Some climate change deniers might want to use Partin's research - which focuses on cooling rather than warming - to claim that scientists can't make up their minds about climate change or that it won't be hot or dangerous. They'd be wrong to assume that.

The script of "The Day After Tomorrow" does a decent job driving a stake through the issue.

"Yes, it is a paradox, but global warming can trigger a cooling trend," says Dennis Quaid, launching into some on-screen exposition as the scientist Jack Hall.

"The Northern Hemisphere owes its climate to the North Atlantic Current," Dr. Hall explains. "Heat from the sun arrives at the equator and is carried north by the ocean. But global warming is melting the polar ice caps and disrupting this flow," he continues. "Eventually it will shut down. And when that occurs, there goes our warm climate."

Parts of the movie are gross exaggerations that Partin says we don't have to worry about, like unrelated extreme weather events and speeding up the time frame for change. The cooling, for example, happens in a matter of days, instead of years or more likely decades. The freeze is also deeper, with North America covered in glaciers almost overnight.

But in other ways the movie arguably doesn't go far enough. Shortly before the release of "The Day After Tomorrow," the Pentagon commissioned a $100,000 study of abrupt cooling scenarios, triggered by a similar stagnation of the oceans.
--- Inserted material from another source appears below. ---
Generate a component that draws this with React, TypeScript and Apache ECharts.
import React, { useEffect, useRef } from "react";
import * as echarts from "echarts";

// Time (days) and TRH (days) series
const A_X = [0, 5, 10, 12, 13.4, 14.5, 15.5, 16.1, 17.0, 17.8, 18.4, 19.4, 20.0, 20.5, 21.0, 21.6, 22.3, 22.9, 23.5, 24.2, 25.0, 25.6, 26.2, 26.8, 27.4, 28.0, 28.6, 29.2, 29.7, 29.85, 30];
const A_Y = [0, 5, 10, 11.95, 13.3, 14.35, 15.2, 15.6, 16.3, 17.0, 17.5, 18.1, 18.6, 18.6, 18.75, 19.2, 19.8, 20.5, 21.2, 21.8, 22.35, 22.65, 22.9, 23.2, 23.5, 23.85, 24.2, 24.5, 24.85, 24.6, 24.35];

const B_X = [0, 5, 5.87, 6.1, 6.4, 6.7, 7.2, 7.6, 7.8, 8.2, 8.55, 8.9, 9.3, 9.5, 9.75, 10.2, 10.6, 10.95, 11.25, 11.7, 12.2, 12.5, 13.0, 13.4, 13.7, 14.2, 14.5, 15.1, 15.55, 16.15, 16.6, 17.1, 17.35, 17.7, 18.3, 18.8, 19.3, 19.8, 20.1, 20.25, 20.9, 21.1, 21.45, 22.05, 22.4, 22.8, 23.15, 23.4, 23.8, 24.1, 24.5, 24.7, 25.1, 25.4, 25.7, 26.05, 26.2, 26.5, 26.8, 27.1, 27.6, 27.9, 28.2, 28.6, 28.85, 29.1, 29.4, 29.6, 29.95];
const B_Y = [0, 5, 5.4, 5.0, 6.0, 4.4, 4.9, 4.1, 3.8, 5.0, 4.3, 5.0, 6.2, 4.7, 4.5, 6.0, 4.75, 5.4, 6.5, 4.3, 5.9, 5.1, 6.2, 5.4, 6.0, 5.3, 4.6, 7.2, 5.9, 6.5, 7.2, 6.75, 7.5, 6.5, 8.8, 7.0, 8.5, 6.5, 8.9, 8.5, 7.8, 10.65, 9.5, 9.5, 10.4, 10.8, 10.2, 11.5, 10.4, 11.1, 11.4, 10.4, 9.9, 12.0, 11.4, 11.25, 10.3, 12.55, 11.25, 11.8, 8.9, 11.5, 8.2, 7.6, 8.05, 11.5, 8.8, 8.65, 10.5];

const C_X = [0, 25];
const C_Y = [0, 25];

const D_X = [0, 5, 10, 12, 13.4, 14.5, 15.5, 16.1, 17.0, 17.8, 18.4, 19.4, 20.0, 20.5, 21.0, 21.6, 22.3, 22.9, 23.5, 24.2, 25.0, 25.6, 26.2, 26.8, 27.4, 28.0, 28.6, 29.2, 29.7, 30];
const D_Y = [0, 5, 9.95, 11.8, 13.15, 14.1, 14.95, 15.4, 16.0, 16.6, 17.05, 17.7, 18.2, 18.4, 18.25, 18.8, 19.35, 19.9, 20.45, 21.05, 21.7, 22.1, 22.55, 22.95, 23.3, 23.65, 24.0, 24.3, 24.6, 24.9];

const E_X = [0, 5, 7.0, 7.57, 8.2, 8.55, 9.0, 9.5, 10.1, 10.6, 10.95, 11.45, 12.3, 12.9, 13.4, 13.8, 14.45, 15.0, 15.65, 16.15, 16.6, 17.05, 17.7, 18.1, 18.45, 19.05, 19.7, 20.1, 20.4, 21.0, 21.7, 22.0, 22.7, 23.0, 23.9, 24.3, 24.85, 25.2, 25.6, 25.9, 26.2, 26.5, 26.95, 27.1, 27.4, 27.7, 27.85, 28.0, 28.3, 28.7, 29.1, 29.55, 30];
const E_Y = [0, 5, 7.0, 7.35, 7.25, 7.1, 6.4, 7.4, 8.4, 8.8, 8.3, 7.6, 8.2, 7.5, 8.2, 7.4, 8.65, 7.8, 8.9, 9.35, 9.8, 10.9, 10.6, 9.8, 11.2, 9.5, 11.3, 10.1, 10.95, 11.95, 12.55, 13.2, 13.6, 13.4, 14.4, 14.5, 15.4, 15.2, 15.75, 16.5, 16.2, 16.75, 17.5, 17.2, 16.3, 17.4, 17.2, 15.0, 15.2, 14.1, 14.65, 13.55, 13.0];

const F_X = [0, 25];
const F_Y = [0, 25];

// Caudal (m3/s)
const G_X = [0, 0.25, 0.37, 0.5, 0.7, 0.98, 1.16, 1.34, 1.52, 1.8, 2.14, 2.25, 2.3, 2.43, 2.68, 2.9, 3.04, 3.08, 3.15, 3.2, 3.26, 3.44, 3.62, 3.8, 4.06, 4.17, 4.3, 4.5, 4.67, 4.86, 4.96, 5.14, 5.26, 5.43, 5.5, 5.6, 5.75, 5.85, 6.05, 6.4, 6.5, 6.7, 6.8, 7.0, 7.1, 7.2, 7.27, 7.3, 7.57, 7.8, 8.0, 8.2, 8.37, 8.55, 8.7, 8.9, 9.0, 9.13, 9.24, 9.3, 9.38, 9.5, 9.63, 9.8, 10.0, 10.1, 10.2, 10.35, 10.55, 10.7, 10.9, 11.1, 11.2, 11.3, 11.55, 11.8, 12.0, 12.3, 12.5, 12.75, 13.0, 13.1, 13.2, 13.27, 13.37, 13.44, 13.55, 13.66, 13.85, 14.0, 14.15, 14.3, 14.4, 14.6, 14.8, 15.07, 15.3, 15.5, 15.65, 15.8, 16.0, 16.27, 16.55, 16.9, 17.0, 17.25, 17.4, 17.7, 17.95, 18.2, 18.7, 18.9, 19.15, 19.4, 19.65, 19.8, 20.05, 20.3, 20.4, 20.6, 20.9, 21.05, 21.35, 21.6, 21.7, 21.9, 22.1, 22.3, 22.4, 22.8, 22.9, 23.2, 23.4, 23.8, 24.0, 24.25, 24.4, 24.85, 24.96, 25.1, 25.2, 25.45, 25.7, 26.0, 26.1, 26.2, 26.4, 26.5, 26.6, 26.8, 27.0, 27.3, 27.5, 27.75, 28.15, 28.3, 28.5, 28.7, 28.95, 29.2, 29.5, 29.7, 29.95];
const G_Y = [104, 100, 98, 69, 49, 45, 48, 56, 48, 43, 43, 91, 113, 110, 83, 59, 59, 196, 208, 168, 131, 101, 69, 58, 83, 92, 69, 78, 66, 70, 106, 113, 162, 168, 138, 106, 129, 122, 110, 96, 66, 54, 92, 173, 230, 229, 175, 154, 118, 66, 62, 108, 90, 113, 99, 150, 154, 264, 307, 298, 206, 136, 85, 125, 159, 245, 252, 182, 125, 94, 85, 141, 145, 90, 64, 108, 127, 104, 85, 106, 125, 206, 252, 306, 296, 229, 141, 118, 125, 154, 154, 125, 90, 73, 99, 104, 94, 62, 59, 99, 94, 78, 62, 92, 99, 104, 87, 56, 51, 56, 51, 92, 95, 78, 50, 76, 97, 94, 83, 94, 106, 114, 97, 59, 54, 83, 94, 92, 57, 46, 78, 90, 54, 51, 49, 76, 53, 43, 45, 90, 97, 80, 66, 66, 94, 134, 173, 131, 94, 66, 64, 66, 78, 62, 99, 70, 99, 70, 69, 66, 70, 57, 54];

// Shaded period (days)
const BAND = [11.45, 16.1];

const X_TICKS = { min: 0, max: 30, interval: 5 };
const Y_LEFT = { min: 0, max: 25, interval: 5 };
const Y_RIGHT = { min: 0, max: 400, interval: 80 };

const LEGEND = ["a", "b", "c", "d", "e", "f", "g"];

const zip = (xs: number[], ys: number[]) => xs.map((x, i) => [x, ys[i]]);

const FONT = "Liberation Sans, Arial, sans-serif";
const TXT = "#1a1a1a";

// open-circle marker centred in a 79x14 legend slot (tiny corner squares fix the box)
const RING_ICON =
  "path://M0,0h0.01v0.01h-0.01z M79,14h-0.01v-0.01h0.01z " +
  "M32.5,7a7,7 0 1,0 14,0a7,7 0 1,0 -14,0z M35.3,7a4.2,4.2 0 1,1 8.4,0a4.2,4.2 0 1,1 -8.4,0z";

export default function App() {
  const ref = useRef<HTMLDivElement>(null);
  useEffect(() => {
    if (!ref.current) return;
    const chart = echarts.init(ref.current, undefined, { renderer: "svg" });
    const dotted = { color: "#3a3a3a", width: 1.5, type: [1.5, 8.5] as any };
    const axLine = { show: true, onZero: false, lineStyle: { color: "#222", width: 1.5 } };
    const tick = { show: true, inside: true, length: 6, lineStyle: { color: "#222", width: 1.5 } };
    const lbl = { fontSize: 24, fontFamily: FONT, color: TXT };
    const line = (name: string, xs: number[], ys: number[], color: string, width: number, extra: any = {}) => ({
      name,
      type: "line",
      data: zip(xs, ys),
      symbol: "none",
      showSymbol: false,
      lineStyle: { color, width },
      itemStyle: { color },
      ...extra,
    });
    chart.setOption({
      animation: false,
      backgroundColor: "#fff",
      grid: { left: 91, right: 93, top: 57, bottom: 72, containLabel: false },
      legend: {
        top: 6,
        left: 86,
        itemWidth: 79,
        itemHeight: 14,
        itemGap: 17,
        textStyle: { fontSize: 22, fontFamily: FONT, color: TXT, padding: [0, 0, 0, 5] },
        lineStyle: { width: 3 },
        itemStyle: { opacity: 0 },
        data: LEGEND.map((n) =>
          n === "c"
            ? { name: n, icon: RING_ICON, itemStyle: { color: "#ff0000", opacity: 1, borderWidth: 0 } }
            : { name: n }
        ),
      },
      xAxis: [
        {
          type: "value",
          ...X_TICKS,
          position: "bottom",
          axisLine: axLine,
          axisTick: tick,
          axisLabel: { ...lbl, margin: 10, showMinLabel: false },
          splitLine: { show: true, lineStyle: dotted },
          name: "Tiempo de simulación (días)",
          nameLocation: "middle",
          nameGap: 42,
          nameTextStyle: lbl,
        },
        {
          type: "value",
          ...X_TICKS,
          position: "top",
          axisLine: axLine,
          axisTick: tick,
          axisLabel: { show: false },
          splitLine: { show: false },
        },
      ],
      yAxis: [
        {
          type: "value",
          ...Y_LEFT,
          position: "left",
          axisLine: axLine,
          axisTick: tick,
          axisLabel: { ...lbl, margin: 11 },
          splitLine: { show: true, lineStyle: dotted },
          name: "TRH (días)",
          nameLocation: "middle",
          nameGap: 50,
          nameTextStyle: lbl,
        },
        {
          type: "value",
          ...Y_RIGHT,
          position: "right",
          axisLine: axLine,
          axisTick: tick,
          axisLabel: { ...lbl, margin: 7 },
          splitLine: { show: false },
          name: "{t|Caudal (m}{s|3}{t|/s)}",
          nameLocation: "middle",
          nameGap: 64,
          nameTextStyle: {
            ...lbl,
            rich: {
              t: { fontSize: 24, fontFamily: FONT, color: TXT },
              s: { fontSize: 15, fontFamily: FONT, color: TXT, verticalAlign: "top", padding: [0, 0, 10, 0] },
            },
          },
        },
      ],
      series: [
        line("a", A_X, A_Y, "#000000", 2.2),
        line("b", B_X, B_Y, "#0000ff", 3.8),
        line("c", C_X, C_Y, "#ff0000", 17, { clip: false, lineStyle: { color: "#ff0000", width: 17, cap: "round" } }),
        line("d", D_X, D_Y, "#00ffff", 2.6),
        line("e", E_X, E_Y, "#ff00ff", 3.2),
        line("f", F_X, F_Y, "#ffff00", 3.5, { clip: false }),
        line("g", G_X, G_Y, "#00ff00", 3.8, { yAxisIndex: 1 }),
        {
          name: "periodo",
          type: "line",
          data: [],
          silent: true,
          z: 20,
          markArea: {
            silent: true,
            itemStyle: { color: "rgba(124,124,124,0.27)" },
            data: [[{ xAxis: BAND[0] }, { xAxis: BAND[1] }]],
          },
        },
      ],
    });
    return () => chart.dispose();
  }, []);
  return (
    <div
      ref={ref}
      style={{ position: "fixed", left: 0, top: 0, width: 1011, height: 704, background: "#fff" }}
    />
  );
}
The authors envisioned "a world of warring states" and "a significant drop in the human carrying capacity of the earth," a future so bleak it could haunt even Hollywood. Partin also finds that a break in the ocean's circulatory system could drop much of Asia into a famine-inducing drought.

But are we heading for this doom? "That's the billion dollar question. Just how probable is this? Well, it's definitely not zero," said Partin. "Right now we have pretty strong evidence that the Greenland ice is not only melting but accelerating."

Greenland is coated in nearly 700,000 square miles of ice, and scientists already know that this ice cover is thinning and that the planet's thermostat is being pushed up by man-made carbon emissions. In 2007 alone, according to a recent study, Greenland lost "the equivalent of two times all the ice in the Alps."

In another new study, published in the journal Geophysical Research Letters, three scientists from Germany's Alfred Wegener Institute looked at the effect of this melting. Not only did they find evidence of an effect, they concluded that existing models may have underestimated the sensitivity of the ocean's system.

Even a relatively small change in the ocean's salinity, the researchers write, "corresponds to a significant temperature decrease of up to 40%" across North America and Europe.

That doesn't surprise Joshua Willis, an oceanographer at NASA's Jet Propulsion Laboratory, who was not involved in the latest studies. "In a lot of areas of climate change, we're seeing that earlier estimates were conservative," he told MSNBC.

He's the lead investigator of a five-year, $30 million study that should help scientists determine Greenland's melt-rate with unprecedented accuracy. The official NASA "mission" is known as Oceans Melting Greenland—yes, it's called operation OMG.

But Willis isn't ready to panic, let alone call Dennis Quaid. "It's not going to be the 'Day after Tomorrow,'" he said. "Impacts like that are way overstated."

Still, both he and Partin share a hope that the world leaders will rein in greenhouse gas emissions, and soon.

"The longer we wait," said Partin, "the longer it will take for us to get back to normal."